Exercise task —
The lines from the top of the material below through the line containing "ax.yaxis.set_label_coords(-0.125, 0.935)" are to be printed exactly, with pictures omitted.

___

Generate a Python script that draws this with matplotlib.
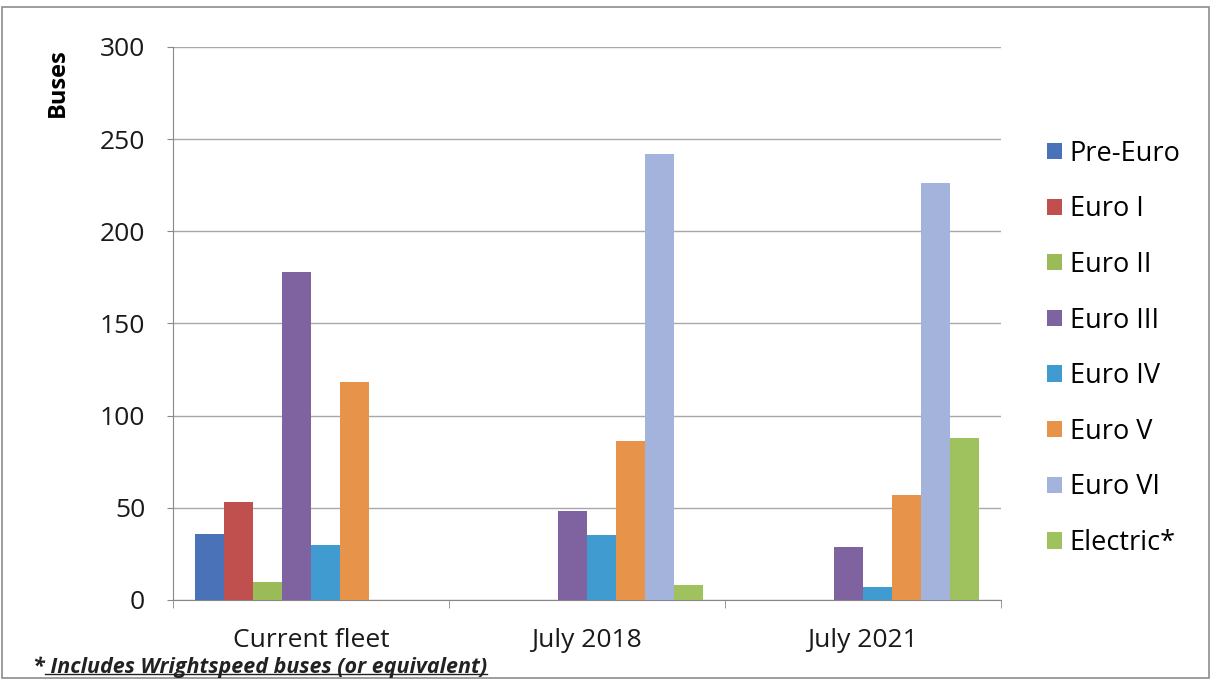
import matplotlib.pyplot as plt
import numpy as np
from matplotlib.lines import Line2D
from matplotlib.patches import Rectangle

categories = ['Current fleet', 'July 2018', 'July 2021']
series = ['Pre-Euro', 'Euro I', 'Euro II', 'Euro III', 'Euro IV', 'Euro V', 'Euro VI', 'Electric*']
pre_euro = [36, 0, 0]
euro_1 = [53, 0, 0]
euro_2 = [10, 0, 0]
euro_3 = [178, 48, 29]
euro_4 = [30, 35, 7]
euro_5 = [118, 86, 57]
euro_6 = [0, 242, 226]
electric = [0, 8, 88]
colors = ['#4A72B8', '#C0504D', '#9BBB59', '#7F63A1', '#3F9BD0', '#E8934A', '#A3B3DB', '#9FC15E']

values = [pre_euro, euro_1, euro_2, euro_3, euro_4, euro_5, euro_6, electric]

plt.rcParams['font.family'] = ['Open Sans', 'DejaVu Sans']

fig = plt.figure(figsize=(12.13, 6.81), dpi=100)
ax = fig.add_axes([0.1426, 0.119, 0.6825, 0.812])

x = np.arange(len(categories))
w = 0.105
for i, (name, vals) in enumerate(zip(series, values)):
    ax.bar(x + (i - 3.5) * w, vals, w, color=colors[i], label=name, zorder=3)

ax.set_xlim(-0.5, 2.5)
ax.set_ylim(0, 300)
ax.set_yticks(range(0, 301, 50))
ax.set_xticks(x)
ax.set_xticklabels(categories, fontsize=19, color='#1a1a1a')
ax.set_xticks([-0.5, 0.5, 1.5, 2.5], minor=True)
ax.tick_params(axis='x', which='major', length=0, pad=20)
ax.tick_params(axis='x', which='minor', length=6, color='#888888')
ax.tick_params(axis='y', labelsize=19, length=4, color='#888888', labelcolor='#1a1a1a', pad=16)
ax.grid(axis='y', color='#a8a8a8', linewidth=1, zorder=0)
for s in ['top', 'right']:
    ax.spines[s].set_visible(False)
ax.spines['left'].set_color('#888888')
ax.spines['bottom'].set_color('#888888')
ax.set_ylabel('Buses', fontsize=17, fontweight='bold')
ax.yaxis.set_label_coords(-0.125, 0.935)

ax.legend(loc='center left', bbox_to_anchor=(1.026, 0.455), frameon=False, fontsize=19.5,
          handlelength=0.55, handleheight=0.55, handletextpad=0.3, labelspacing=1.02)

fig.patches.append(Rectangle((0.002, 0.004), 0.995, 0.985, transform=fig.transFigure,
                             fill=False, edgecolor='#8c8c8c', linewidth=1.2))

t = fig.text(0.027, 0.012, '* Includes Wrightspeed buses (or equivalent)', fontsize=15.5,
             style='italic', fontweight='bold', color='#222222')
fig.canvas.draw()
bb = t.get_window_extent().transformed(fig.transFigure.inverted())
fig.lines.append(Line2D([bb.x0 + 0.01, bb.x1], [bb.y0 + 0.006, bb.y0 + 0.006],
                        transform=fig.transFigure, color='#222222', linewidth=1))

fig.savefig('out.png', dpi=100)
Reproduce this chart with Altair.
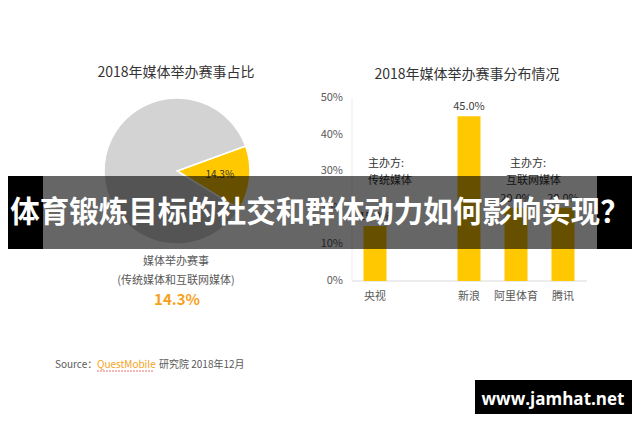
import math
import altair as alt
import pandas as pd

FONT = "Noto Sans CJK SC"
O = 8  # page margin compensation
W, H = 624, 406

# ---------------- data ----------------
pie_labels = ["媒体举办赛事", "其他赛事"]
pie_values = [14.3, 85.7]
pie_text = ["14.3%", ""]

bar_cats = ["央视", "新浪", "阿里体育", "腾讯"]
bar_values = [15.0, 45.0, 20.0, 20.0]
x_domain = ["央视", " ", "新浪", "阿里体育", "腾讯"]
y_ticks = [0, 10, 20, 30, 40, 50]

YELLOW = "#FFC800"
GRAY = "#D3D3D3"


def px(v):
    return v - O


one = pd.DataFrame({"k": [0]})


def label(txt, x, y, size=11, color="#333333", weight="normal", align="center", font=FONT):
    return alt.Chart(one).mark_text(
        text=txt, fontSize=size, color=color, fontWeight=weight, align=align,
        baseline="middle", font=font
    ).encode(x=alt.value(px(x)), y=alt.value(px(y)))


def rect(x0, x1, y0, y1, color="black", opacity=1.0):
    return alt.Chart(one).mark_rect(color=color, opacity=opacity).encode(
        x=alt.value(px(x0)), x2=alt.value(px(x1)), y=alt.value(px(y0)), y2=alt.value(px(y1))
    )


# ---------------- pie ----------------
pie_df = pd.DataFrame({"label": pie_labels, "value": pie_values, "txt": pie_text, "idx": [0, 1]})
start = math.radians(70)
theta_scale = alt.Scale(domain=[0, 100], range=[start, start + 2 * math.pi])
theta = alt.Theta("value:Q", stack=True, scale=theta_scale)
cx, cy = 177, 171

pie = alt.Chart(pie_df).mark_arc(outerRadius=73, stroke="white", strokeWidth=1.5).encode(
    theta=theta,
    color=alt.Color("label:N", scale=alt.Scale(domain=pie_labels, range=[YELLOW, GRAY]), legend=None),
    order=alt.Order("idx:Q"),
    x=alt.value(px(cx)), y=alt.value(px(cy)),
)
pie_lbl = alt.Chart(pie_df).mark_text(radius=43, fontSize=10, color="#333333", font=FONT).encode(
    theta=theta, order=alt.Order("idx:Q"), text="txt:N",
    x=alt.value(px(cx)), y=alt.value(px(cy)),
)

# ---------------- bars ----------------
bar_df = pd.DataFrame({"cat": bar_cats, "value": bar_values,
                       "txt": [f"{v:.1f}%" for v in bar_values]})
xs = alt.Scale(domain=x_domain, range=[px(351.5), px(586.5)], paddingInner=0, paddingOuter=0)
ys = alt.Scale(domain=[0, 50], range=[px(281), px(98)])

bars = alt.Chart(bar_df).mark_bar(size=23, color=YELLOW).encode(
    x=alt.X("cat:N", scale=xs, axis=None),
    y=alt.Y("value:Q", scale=ys, axis=None),
)
bar_txt = alt.Chart(bar_df).mark_text(baseline="bottom", dy=-4, fontSize=11, color="#404040", font=FONT).encode(
    x=alt.X("cat:N", scale=xs, axis=None),
    y=alt.Y("value:Q", scale=ys, axis=None),
    text="txt:N",
)
ytick_df = pd.DataFrame({"v": y_ticks, "t": [f"{v}%" for v in y_ticks]})
ylabels = alt.Chart(ytick_df).mark_text(align="right", baseline="middle", fontSize=11,
                                        color="#595959", font=FONT).encode(
    x=alt.value(px(343)), y=alt.Y("v:Q", scale=ys, axis=None), text="t:N"
)
xlab_df = pd.DataFrame({"cat": bar_cats})
xlabels = alt.Chart(xlab_df).mark_text(baseline="middle", fontSize=11, color="#595959", font=FONT).encode(
    x=alt.X("cat:N", scale=xs, axis=None), y=alt.value(px(297)), text="cat:N"
)
yaxis = alt.Chart(one).mark_rule(color="#ededed").encode(
    x=alt.value(px(352)), y=alt.value(px(98)), y2=alt.value(px(281)))
xaxis = alt.Chart(one).mark_rule(color="#d9d9d9").encode(
    x=alt.value(px(352)), x2=alt.value(px(587)), y=alt.value(px(281)))

# ---------------- texts ----------------
texts = [
    label("2018年媒体举办赛事占比", 176, 73, size=14, color="#333333"),
    label("2018年媒体举办赛事分布情况", 467, 75, size=14, color="#333333"),
    label("媒体举办赛事", 176, 262, size=11, color="#595959"),
    label("(传统媒体和互联网媒体)", 176, 281, size=11, color="#595959"),
    label("14.3%", 177, 300, size=15, color="#F7A11A", weight="bold"),
    label("主办方:", 368, 164, size=11, color="#333333", align="left"),
    label("传统媒体", 368, 181, size=11, color="#333333", align="left"),
    label("主办方:", 510, 164, size=11, color="#333333", align="left"),
    label("互联网媒体", 506, 181, size=11, color="#333333", align="left"),
    label("Source：", 55, 365, size=10, color="#595959", align="left"),
    label("QuestMobile", 97, 365, size=10, color="#F7A11A", align="left"),
    label("研究院 2018年12月", 159, 365, size=10, color="#595959", align="left"),
]
underline = alt.Chart(one).mark_rule(color="#E57373", strokeWidth=1, strokeDash=[2, 1]).encode(
    x=alt.value(px(97)), x2=alt.value(px(154)), y=alt.value(px(371)))

# ---------------- overlay banner & watermark ----------------
banner = [
    rect(0, 43, 176, 249, "black", 1.0),
    rect(43, 597, 176, 249, "black", 0.6),
    rect(597, 640, 176, 249, "black", 1.0),
    label("体育锻炼目标的社交和群体动力如何影响实现？", 320, 213, size=29.5, color="white", weight="bold"),
    rect(475, 632, 380, 418, "black", 1.0),
    label("www.jamhat.net", 553, 400, size=17, color="white", weight="bold", font="Open Sans"),
]

chart = alt.layer(
    pie, pie_lbl, yaxis, xaxis, bars, bar_txt, ylabels, xlabels, *texts, underline, *banner
).properties(
    width=W, height=H, padding=0, autosize=alt.AutoSizeParams(type="none")
).configure_view(stroke=None)

chart.save("out.html", embed_options={"renderer": "svg", "actions": False})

___

Expected answer —
Generate a Python script that draws this with matplotlib.
import matplotlib.pyplot as plt
import numpy as np
from matplotlib.lines import Line2D
from matplotlib.patches import Rectangle

categories = ['Current fleet', 'July 2018', 'July 2021']
series = ['Pre-Euro', 'Euro I', 'Euro II', 'Euro III', 'Euro IV', 'Euro V', 'Euro VI', 'Electric*']
pre_euro = [36, 0, 0]
euro_1 = [53, 0, 0]
euro_2 = [10, 0, 0]
euro_3 = [178, 48, 29]
euro_4 = [30, 35, 7]
euro_5 = [118, 86, 57]
euro_6 = [0, 242, 226]
electric = [0, 8, 88]
colors = ['#4A72B8', '#C0504D', '#9BBB59', '#7F63A1', '#3F9BD0', '#E8934A', '#A3B3DB', '#9FC15E']

values = [pre_euro, euro_1, euro_2, euro_3, euro_4, euro_5, euro_6, electric]

plt.rcParams['font.family'] = ['Open Sans', 'DejaVu Sans']

fig = plt.figure(figsize=(12.13, 6.81), dpi=100)
ax = fig.add_axes([0.1426, 0.119, 0.6825, 0.812])

x = np.arange(len(categories))
w = 0.105
for i, (name, vals) in enumerate(zip(series, values)):
    ax.bar(x + (i - 3.5) * w, vals, w, color=colors[i], label=name, zorder=3)

ax.set_xlim(-0.5, 2.5)
ax.set_ylim(0, 300)
ax.set_yticks(range(0, 301, 50))
ax.set_xticks(x)
ax.set_xticklabels(categories, fontsize=19, color='#1a1a1a')
ax.set_xticks([-0.5, 0.5, 1.5, 2.5], minor=True)
ax.tick_params(axis='x', which='major', length=0, pad=20)
ax.tick_params(axis='x', which='minor', length=6, color='#888888')
ax.tick_params(axis='y', labelsize=19, length=4, color='#888888', labelcolor='#1a1a1a', pad=16)
ax.grid(axis='y', color='#a8a8a8', linewidth=1, zorder=0)
for s in ['top', 'right']:
    ax.spines[s].set_visible(False)
ax.spines['left'].set_color('#888888')
ax.spines['bottom'].set_color('#888888')
ax.set_ylabel('Buses', fontsize=17, fontweight='bold')
ax.yaxis.set_label_coords(-0.125, 0.935)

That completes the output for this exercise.